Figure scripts
------------

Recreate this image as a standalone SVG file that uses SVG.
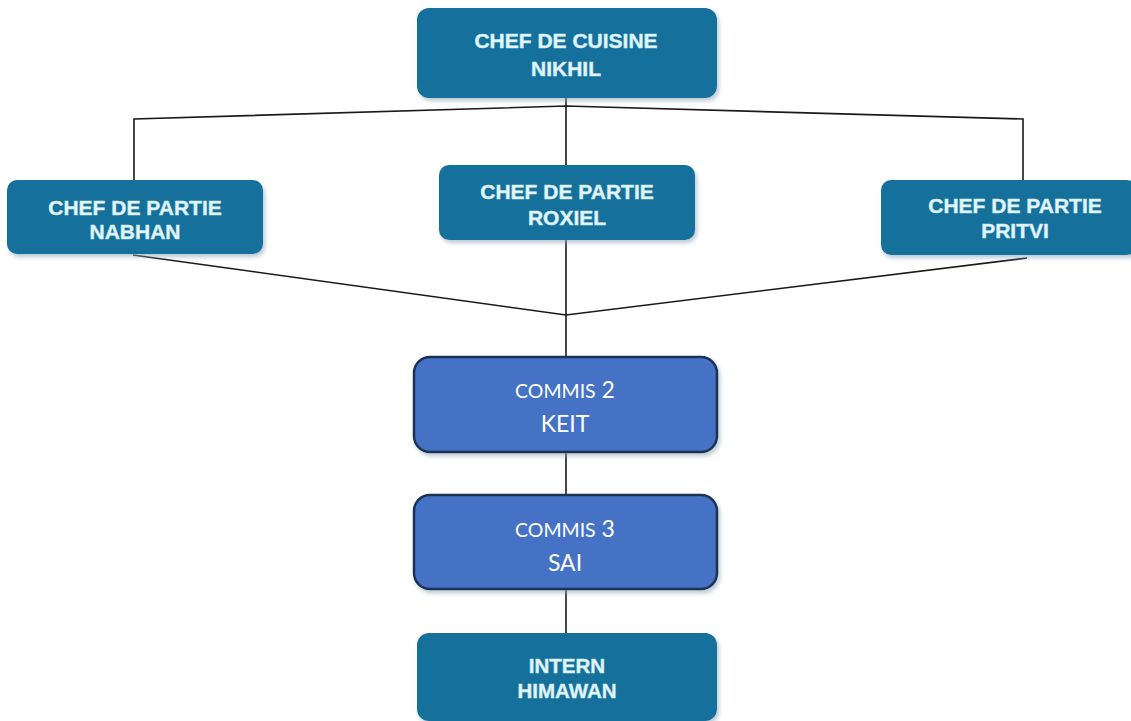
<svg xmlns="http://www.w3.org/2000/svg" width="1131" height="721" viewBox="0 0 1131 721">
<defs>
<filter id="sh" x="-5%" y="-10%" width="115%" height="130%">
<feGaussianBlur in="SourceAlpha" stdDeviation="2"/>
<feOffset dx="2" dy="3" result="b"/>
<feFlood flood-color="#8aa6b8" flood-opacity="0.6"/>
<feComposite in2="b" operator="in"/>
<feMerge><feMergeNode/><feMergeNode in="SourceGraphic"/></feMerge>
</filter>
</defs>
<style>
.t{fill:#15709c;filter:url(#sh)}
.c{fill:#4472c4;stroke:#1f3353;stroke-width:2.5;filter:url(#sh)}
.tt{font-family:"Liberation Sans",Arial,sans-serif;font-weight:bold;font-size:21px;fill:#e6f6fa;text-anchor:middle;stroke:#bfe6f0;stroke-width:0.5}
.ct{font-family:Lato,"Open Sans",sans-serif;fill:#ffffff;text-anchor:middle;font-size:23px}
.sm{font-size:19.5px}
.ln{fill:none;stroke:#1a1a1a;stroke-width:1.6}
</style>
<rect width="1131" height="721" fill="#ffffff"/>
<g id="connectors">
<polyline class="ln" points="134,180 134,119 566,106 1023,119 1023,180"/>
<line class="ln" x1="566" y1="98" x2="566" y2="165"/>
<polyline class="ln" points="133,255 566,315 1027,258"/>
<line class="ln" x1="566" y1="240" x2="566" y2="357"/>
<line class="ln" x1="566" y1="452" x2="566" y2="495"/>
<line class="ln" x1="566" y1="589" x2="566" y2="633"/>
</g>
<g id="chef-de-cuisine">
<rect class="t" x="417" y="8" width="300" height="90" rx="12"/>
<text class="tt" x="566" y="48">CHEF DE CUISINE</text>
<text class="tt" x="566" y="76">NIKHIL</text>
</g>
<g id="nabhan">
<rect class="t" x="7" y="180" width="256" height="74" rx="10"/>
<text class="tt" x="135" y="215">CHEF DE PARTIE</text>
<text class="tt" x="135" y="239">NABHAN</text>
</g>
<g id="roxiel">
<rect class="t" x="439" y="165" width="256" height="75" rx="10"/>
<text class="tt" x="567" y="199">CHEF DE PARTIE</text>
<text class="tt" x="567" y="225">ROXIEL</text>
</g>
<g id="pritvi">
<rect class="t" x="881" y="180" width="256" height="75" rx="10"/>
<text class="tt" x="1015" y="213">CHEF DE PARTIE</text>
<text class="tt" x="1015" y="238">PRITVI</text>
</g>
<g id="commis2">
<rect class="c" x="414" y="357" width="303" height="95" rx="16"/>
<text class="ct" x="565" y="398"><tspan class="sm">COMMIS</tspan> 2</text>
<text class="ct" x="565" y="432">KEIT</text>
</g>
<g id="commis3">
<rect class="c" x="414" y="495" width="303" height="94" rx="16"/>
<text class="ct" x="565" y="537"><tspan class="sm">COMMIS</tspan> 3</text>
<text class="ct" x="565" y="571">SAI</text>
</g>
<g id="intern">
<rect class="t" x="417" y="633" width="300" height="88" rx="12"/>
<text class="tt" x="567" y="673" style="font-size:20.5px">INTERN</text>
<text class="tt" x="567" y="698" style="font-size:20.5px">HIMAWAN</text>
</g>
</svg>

------------

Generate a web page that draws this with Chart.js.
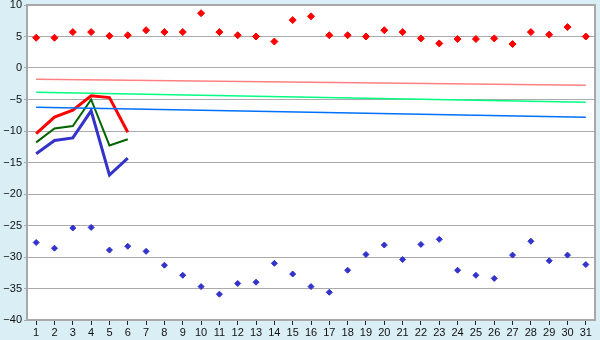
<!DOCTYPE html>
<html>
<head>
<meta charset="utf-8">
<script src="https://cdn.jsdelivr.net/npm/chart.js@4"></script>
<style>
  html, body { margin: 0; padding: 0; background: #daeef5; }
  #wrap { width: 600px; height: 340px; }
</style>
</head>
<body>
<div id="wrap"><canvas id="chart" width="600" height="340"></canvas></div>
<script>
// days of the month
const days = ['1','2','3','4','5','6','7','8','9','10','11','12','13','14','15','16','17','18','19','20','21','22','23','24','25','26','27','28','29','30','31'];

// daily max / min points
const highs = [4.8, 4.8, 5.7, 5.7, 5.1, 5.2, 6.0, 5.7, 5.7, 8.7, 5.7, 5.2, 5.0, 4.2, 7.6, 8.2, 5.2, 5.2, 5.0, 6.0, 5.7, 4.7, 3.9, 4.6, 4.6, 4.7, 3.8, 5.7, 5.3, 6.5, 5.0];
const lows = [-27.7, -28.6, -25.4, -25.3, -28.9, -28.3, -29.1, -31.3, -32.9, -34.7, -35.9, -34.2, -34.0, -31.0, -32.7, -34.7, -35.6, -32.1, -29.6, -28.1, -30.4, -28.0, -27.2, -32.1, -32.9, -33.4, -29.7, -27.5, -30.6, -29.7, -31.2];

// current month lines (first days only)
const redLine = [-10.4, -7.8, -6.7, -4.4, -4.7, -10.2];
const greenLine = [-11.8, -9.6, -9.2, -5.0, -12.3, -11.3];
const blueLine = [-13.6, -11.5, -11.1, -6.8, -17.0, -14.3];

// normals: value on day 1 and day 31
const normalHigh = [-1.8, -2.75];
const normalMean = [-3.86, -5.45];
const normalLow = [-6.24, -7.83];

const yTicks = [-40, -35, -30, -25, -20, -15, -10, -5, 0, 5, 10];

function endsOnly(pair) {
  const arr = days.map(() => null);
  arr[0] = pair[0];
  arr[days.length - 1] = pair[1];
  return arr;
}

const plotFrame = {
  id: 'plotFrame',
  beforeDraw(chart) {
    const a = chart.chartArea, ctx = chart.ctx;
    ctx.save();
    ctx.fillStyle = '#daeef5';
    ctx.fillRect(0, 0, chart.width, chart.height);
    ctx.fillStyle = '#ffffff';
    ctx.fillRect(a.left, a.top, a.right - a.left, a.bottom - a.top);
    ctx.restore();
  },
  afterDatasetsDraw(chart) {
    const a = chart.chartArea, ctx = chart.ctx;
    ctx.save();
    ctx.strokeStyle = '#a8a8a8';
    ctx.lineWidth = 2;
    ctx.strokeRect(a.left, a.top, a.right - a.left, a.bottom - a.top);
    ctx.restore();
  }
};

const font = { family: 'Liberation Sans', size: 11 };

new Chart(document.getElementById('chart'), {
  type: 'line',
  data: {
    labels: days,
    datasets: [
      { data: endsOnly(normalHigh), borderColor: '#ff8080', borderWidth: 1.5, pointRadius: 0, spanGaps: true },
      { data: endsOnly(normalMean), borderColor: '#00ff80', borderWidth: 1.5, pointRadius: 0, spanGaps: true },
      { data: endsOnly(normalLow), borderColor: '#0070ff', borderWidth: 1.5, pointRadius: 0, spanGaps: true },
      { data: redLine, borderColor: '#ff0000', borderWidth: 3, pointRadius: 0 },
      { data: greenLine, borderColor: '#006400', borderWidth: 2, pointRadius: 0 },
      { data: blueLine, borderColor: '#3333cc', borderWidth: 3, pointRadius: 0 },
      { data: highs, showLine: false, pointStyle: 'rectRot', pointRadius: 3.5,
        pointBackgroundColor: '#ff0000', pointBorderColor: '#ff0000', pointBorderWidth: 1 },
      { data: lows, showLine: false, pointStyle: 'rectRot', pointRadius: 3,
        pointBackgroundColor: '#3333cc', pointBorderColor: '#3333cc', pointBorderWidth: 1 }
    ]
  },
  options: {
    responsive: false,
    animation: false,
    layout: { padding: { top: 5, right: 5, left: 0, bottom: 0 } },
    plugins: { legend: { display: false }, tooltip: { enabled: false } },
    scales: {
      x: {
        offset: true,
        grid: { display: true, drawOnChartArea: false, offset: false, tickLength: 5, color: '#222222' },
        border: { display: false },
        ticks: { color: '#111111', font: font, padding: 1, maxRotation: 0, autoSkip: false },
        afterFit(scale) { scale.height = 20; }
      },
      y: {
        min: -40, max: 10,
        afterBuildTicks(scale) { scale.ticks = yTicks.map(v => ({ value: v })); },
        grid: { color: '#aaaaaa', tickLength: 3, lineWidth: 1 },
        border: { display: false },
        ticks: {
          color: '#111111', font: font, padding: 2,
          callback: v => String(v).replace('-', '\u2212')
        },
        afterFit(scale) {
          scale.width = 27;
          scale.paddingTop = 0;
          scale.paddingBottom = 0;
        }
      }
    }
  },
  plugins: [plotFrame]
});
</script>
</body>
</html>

------------

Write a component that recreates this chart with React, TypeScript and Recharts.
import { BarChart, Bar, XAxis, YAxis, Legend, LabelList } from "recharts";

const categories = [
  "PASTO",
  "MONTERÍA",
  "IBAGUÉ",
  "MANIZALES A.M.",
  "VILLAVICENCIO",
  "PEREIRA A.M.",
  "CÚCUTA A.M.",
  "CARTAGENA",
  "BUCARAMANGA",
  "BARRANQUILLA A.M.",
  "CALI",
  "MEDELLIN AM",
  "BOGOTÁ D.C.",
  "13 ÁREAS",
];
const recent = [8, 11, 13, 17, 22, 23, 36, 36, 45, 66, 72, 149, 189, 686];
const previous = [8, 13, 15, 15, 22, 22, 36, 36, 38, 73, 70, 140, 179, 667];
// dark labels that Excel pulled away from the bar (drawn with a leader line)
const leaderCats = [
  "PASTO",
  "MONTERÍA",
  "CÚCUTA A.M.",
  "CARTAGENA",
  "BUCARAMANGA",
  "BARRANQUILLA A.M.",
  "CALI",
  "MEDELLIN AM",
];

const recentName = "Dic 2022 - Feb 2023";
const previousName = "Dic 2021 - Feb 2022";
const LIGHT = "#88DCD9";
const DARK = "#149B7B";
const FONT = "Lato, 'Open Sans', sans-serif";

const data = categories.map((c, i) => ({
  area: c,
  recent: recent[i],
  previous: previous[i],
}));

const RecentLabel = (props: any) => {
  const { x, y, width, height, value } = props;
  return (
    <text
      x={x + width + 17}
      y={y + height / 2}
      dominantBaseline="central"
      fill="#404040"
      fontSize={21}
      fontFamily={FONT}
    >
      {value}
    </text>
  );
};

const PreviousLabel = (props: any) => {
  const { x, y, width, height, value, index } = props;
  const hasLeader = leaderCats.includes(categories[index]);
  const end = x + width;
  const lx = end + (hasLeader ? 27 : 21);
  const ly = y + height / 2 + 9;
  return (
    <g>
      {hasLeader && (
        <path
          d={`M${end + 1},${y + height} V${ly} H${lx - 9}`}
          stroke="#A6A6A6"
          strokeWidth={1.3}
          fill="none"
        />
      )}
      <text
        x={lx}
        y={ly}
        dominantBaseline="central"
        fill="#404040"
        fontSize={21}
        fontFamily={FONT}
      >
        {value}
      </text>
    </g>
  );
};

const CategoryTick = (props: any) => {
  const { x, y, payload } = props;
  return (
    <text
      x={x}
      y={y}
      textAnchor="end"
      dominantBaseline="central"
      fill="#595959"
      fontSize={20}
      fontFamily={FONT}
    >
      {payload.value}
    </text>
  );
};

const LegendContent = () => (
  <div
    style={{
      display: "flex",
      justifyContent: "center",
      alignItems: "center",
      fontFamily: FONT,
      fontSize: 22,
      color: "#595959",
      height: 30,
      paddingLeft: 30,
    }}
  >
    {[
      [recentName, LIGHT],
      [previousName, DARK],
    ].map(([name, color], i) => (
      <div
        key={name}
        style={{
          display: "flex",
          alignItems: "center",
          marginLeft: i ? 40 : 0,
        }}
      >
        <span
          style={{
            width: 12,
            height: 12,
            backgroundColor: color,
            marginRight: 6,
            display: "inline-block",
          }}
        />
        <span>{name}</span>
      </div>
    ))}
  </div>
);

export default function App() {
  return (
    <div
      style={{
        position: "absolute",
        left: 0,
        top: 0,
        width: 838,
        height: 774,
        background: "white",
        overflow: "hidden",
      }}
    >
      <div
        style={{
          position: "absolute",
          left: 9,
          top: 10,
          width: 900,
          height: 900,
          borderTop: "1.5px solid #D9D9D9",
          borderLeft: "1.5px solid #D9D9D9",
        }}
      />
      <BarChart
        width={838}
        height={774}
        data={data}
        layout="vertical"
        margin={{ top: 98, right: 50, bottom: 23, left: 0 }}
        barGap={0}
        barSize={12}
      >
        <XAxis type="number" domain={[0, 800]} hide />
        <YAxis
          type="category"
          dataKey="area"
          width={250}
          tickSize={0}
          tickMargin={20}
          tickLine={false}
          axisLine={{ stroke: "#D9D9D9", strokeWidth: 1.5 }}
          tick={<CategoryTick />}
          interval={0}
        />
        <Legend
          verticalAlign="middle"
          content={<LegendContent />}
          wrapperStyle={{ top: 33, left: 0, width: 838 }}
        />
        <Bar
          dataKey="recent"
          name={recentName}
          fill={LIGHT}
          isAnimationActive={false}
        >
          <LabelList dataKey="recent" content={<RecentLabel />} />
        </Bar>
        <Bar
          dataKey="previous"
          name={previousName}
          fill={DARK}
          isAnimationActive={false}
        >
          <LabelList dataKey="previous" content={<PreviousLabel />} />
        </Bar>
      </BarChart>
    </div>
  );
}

------------

EXERCISE DIRECTIONS
Consider the entries above and return each line with the string "that".

ANSWER TO THIS TASK
Recreate this image as a standalone SVG file that uses SVG.
Generate a web page that draws this with Chart.js.
Write a component that recreates this chart with React, TypeScript and Recharts.
// dark labels that Excel pulled away from the bar (drawn with a leader line)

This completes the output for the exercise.